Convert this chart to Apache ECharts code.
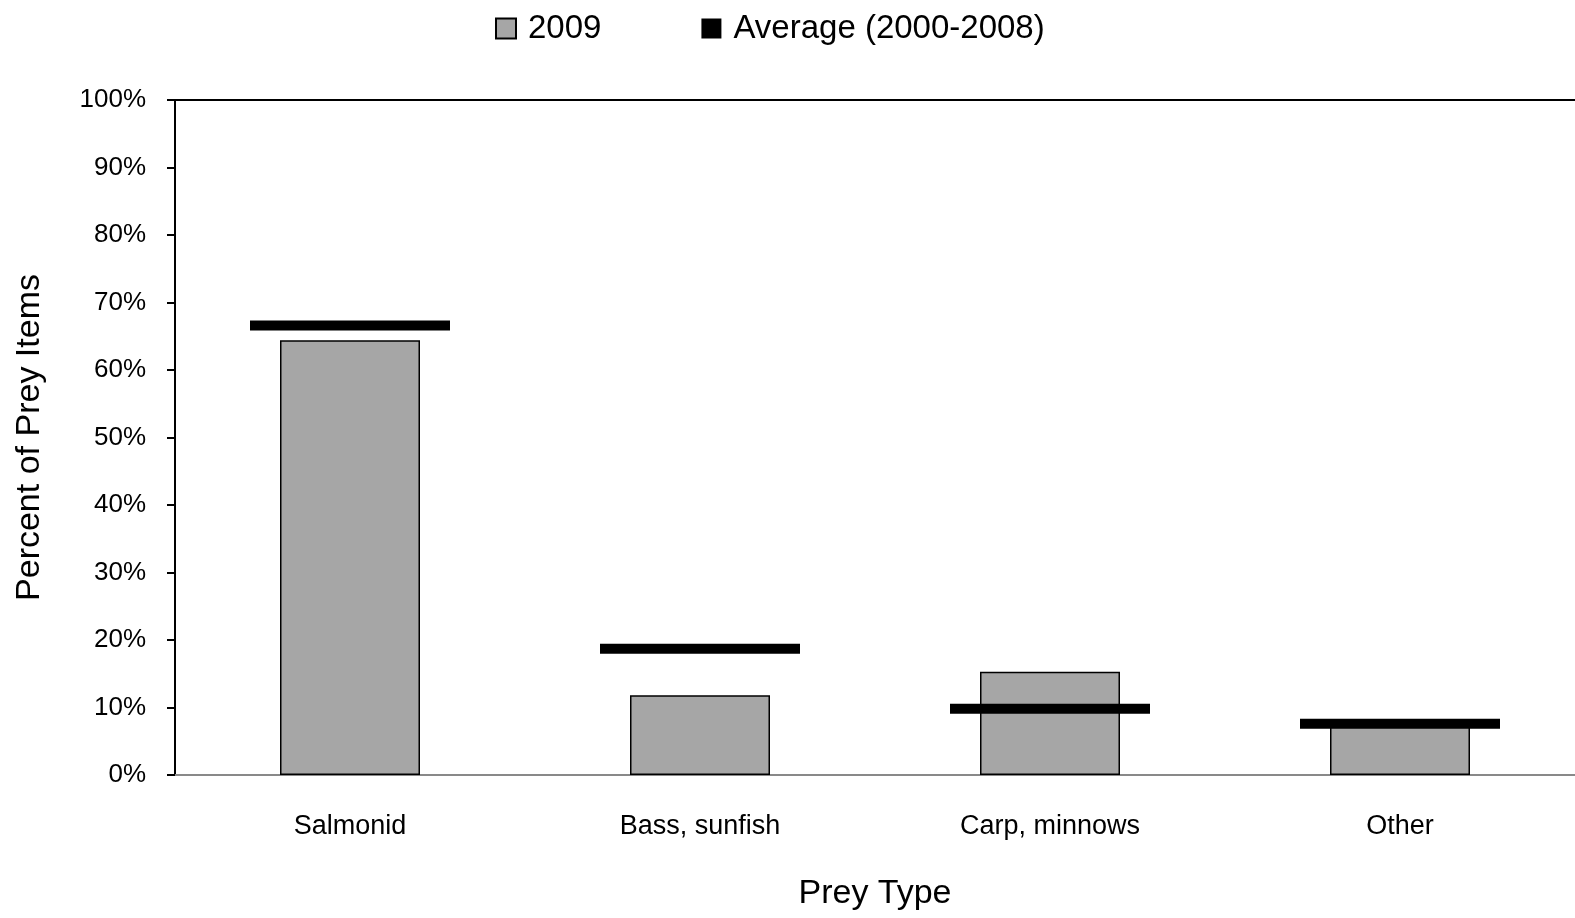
<!DOCTYPE html>
<html>
<head>
<meta charset="utf-8">
<script src="https://cdn.jsdelivr.net/npm/echarts@6/dist/echarts.min.js"></script>
<style>html,body{margin:0;padding:0;background:#fff}#c{width:1575px;height:918px}</style>
</head>
<body>
<div id="c"></div>
<script>
const categories = ['Salmonid', 'Bass, sunfish', 'Carp, minnows', 'Other'];
const values2009 = [64.4, 11.8, 15.3, 8.3];
const valuesAverage = [66.6, 18.7, 9.8, 7.6];
const yTicks = [0, 10, 20, 30, 40, 50, 60, 70, 80, 90, 100];

const FONT = 'Liberation Sans';
const chart = echarts.init(document.getElementById('c'), null, {renderer: 'canvas'});
chart.setOption({
  animation: false,
  textStyle: {fontFamily: FONT},
  legend: {
    top: 7, left: 490, itemWidth: 20, itemHeight: 20, itemGap: 100,
    textStyle: {fontFamily: FONT, fontSize: 33, color: '#000', padding: [0, 0, 0, 7]},
    data: [{name: '2009', icon: 'rect'}, {name: 'Average (2000-2008)', icon: 'rect'}]
  },
  grid: {left: 175, right: 0, top: 100, bottom: 143},
  xAxis: [{
    type: 'category', data: categories,
    name: 'Prey Type', nameLocation: 'middle', nameGap: 102,
    nameTextStyle: {fontSize: 34, color: '#000', fontFamily: FONT},
    axisLine: {lineStyle: {color: '#898989', width: 2}},
    axisTick: {show: false},
    axisLabel: {fontSize: 27, color: '#000', margin: 38, fontFamily: FONT}
  }, {
    type: 'category', data: categories, position: 'top',
    axisLine: {lineStyle: {color: '#000', width: 2}},
    axisTick: {show: false}, axisLabel: {show: false}
  }],
  yAxis: {
    type: 'value', min: 0, max: 100, interval: 10,
    name: 'Percent of Prey Items', nameLocation: 'middle', nameGap: 128,
    nameTextStyle: {fontSize: 34, color: '#000', fontFamily: FONT},
    axisLine: {show: true, lineStyle: {color: '#000', width: 2}},
    axisTick: {show: true, length: 8, inside: false, lineStyle: {color: '#000', width: 2}},
    axisLabel: {fontSize: 26, color: '#000', margin: 29, fontFamily: FONT,
      formatter: v => yTicks.includes(v) ? v + '%' : ''},
    splitLine: {show: false}
  },
  series: [{
    name: '2009', type: 'bar', data: values2009, barWidth: '40%',
    itemStyle: {color: '#a6a6a6', borderColor: '#000', borderWidth: 1.5}
  }, {
    name: 'Average (2000-2008)', type: 'scatter', data: valuesAverage,
    symbol: 'rect', symbolSize: [200, 10], z: 5,
    itemStyle: {color: '#000', opacity: 1}
  }]
});
</script>
</body>
</html>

> WORK INSTRUCTIONS
Reproduce the whole listing above word for word, but not its pictures.

> ANSWER TO THIS EXERCISE
Convert this chart to Apache ECharts code.
<!DOCTYPE html>
<html>
<head>
<meta charset="utf-8">
<script src="https://cdn.jsdelivr.net/npm/echarts@6/dist/echarts.min.js"></script>
<style>html,body{margin:0;padding:0;background:#fff}#c{width:1575px;height:918px}</style>
</head>
<body>
<div id="c"></div>
<script>
const categories = ['Salmonid', 'Bass, sunfish', 'Carp, minnows', 'Other'];
const values2009 = [64.4, 11.8, 15.3, 8.3];
const valuesAverage = [66.6, 18.7, 9.8, 7.6];
const yTicks = [0, 10, 20, 30, 40, 50, 60, 70, 80, 90, 100];

const FONT = 'Liberation Sans';
const chart = echarts.init(document.getElementById('c'), null, {renderer: 'canvas'});
chart.setOption({
  animation: false,
  textStyle: {fontFamily: FONT},
  legend: {
    top: 7, left: 490, itemWidth: 20, itemHeight: 20, itemGap: 100,
    textStyle: {fontFamily: FONT, fontSize: 33, color: '#000', padding: [0, 0, 0, 7]},
    data: [{name: '2009', icon: 'rect'}, {name: 'Average (2000-2008)', icon: 'rect'}]
  },
  grid: {left: 175, right: 0, top: 100, bottom: 143},
  xAxis: [{
    type: 'category', data: categories,
    name: 'Prey Type', nameLocation: 'middle', nameGap: 102,
    nameTextStyle: {fontSize: 34, color: '#000', fontFamily: FONT},
    axisLine: {lineStyle: {color: '#898989', width: 2}},
    axisTick: {show: false},
    axisLabel: {fontSize: 27, color: '#000', margin: 38, fontFamily: FONT}
  }, {
    type: 'category', data: categories, position: 'top',
    axisLine: {lineStyle: {color: '#000', width: 2}},
    axisTick: {show: false}, axisLabel: {show: false}
  }],
  yAxis: {
    type: 'value', min: 0, max: 100, interval: 10,
    name: 'Percent of Prey Items', nameLocation: 'middle', nameGap: 128,
    nameTextStyle: {fontSize: 34, color: '#000', fontFamily: FONT},
    axisLine: {show: true, lineStyle: {color: '#000', width: 2}},
    axisTick: {show: true, length: 8, inside: false, lineStyle: {color: '#000', width: 2}},
    axisLabel: {fontSize: 26, color: '#000', margin: 29, fontFamily: FONT,
      formatter: v => yTicks.includes(v) ? v + '%' : ''},
    splitLine: {show: false}
  },
  series: [{
    name: '2009', type: 'bar', data: values2009, barWidth: '40%',
    itemStyle: {color: '#a6a6a6', borderColor: '#000', borderWidth: 1.5}
  }, {
    name: 'Average (2000-2008)', type: 'scatter', data: valuesAverage,
    symbol: 'rect', symbolSize: [200, 10], z: 5,
    itemStyle: {color: '#000', opacity: 1}
  }]
});
</script>
</body>
</html>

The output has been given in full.